Darla was a walking cartoon and my four legged muse. I have used her in many of my drawings and if I hadn't seen her with my own eyes, I would say that she was a cartoon cliche to be avoided. She had a black patch over one eye and looked for all the world like Petey from the Little Rascals serials of my childhood. Naturally, calling her Petey would have presented obvious difficulties so we went with the name of another character in the series, Alfalfa's object of desire, Darla.
I used Darla in as many pictures as I could, whenever a canine was needed (often even when one was not). I've included some photos here along with a few of the drawings she still inhabits.
She was the sweetest, gentlest, funniest dog I ever knew and an important member of our family.
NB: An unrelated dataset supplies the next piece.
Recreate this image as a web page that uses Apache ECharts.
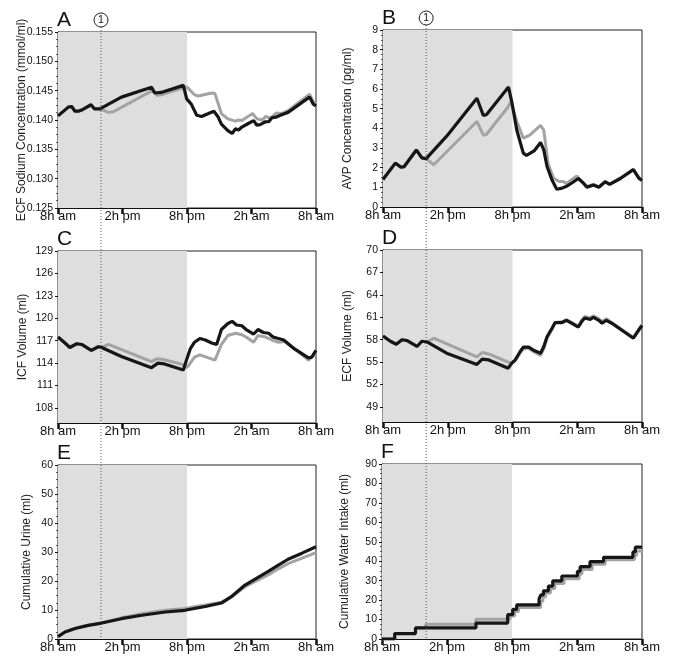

Randall, Paulina, Fia and I are are all heartbroken, but we know how lucky we were to have her in our lives.
She was, quite simply, the best.
Monday, March 22, 2010
Thursday, March 18, 2010
Who would have thought that there exists an actual conference devoted to the art of character design. Not me, but what do I know? I've recently been invited to attend the Pictoplasma weekend in Berlin to share my thoughts on character design, my influences and how I go about it. I am one of the more decidedly commercial artists to appear there judging from the gamut of bizarre and beautiful work represented on their website. I am very excited about the weekend and look forward to meeting character designers from all over the planet (and other planets, from the look of things).
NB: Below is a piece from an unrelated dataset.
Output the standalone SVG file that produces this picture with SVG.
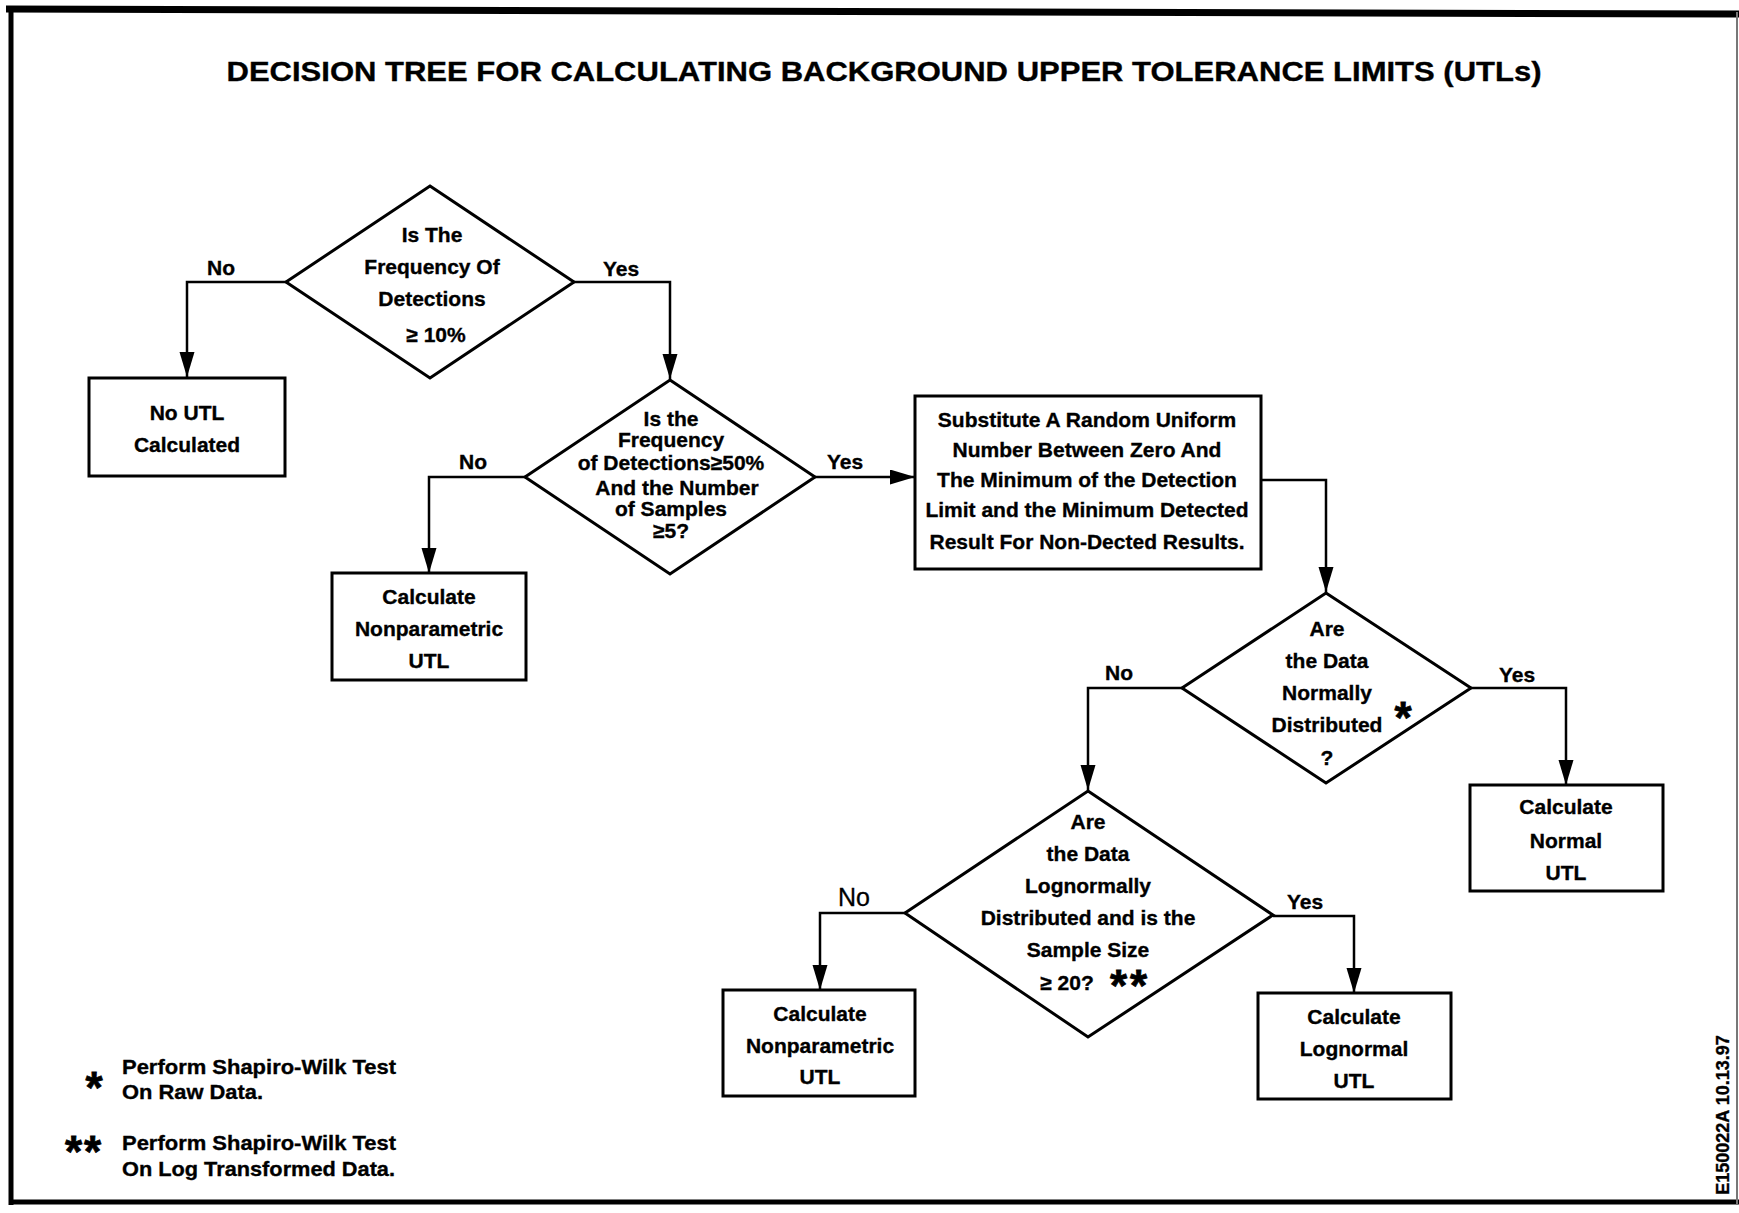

My trip is sponsored by my friends at Hornet Inc. with whom I've collaborated on several television commercials.
The conference runs from April 9th to the 11th.
Friday, March 12, 2010
Over the years I have been repeatedly impressed and humbled by the spirit of generosity so many of my friends at Blue Sky have exhibited. Whether it involves charities for the disenfranchised or green initiatives for the sake of the environment, Blue Skyers always step up. Below is a dramatic demonstration of this spirit taken to an astonishing level. I've cut and pasted the information so as not to dilute or confuse it's content.
Two colleagues at Blue Sky Studios, David LaMattina and Chad Walker, have created a feature-length documentary about a pen pal program between a group of at-risk sixth graders living in Bed-Stuy, Brooklyn and orphans from the war living in Freetown, Sierra Leone. This Postcard Art project is an extension of the their film "Brownstones To Red Dirt" which features children from both schools. The kids in both places have inspired us all to want to do more and so we're putting together an art auction of original postcards based around the same central theme of the film in a fundraising effort to build a school for the orphans in Freetown, Sierra Leone and create a library for the youth at their school in Bed-Stuy, Brooklyn.
I also want to mention Vicki Saulls, one of our great sculptors at Blue Sky, who has taken on the daunting task of launching and overseeing the auction.
It's taking place at this very moment, and not surprisingly, my entry above, is the very last to be submitted. If you want to help this very worthy cause and at the same time, jump start your art collection, go here.
Wednesday, March 10, 2010
One of the most enjoyable (and yes, sometimes horrifying) things about working in animation is seeing my work in the hands of other artists. Top among these pleasures is seeing a drawing translated into sculpture. I've worked with some great modelers at Blue Sky Studios over the years and I can easily say that finding a character in clay is one of the most exciting parts of the process. It requires a respectful dialogue between the designer and sculptor and a lot of trust. I am the first to admit that my designs are often too loose to sculpt with any real accuracy. They are sometimes cavalier little doodles that look good on the page, but offer little in the way of solid information for the purposes of translating it to three dimensions. That's where the sculptor's skill comes in. He or she needs to be able to interpret the sketch and somehow wrestle it into our reality. Alena Wooten, one of Blue Sky's top sculptors, seems to be refining that skill every day. She came into the studio recently and unvieled this beautiful piece which I had been completely unaware of until that moment. She based it on a little drawing I published in a collection of sketches several years ago and I am truly impressed by the result. I am usually standing over the sculptor's shoulder niggling over every last detail, but this appeared fully realized, with nary a peep from me. The dog is not quite finished but after some convincing, Alena allowed me to share it with you.
Sunday, March 7, 2010
I've heard people say that it can be intimidating drawing someone on the subway. What if they look up and see you drawing them? These days, you need never fear. NOBODY LOOKS UP ANYMORE. Everyone's face is so deeply buried in his gadget, you can do a sculpture if you feel like it.
I'm not an expert at drawing from life, but here is a tidbit I am relearning. When you are drawing someone from life, don't look away from your figure for more than a dot or a dash. Don't look at the nose and say to yourself, "now I will spend some time drawing a nose, because I remember how to draw a nose." You have to study every curve and taper in it because each line will be unique to that nose, the way each person's nose is unique to his face. You have to draw it as if it's the very first nose you have ever seen.
This is what I keep telling myself, anyway.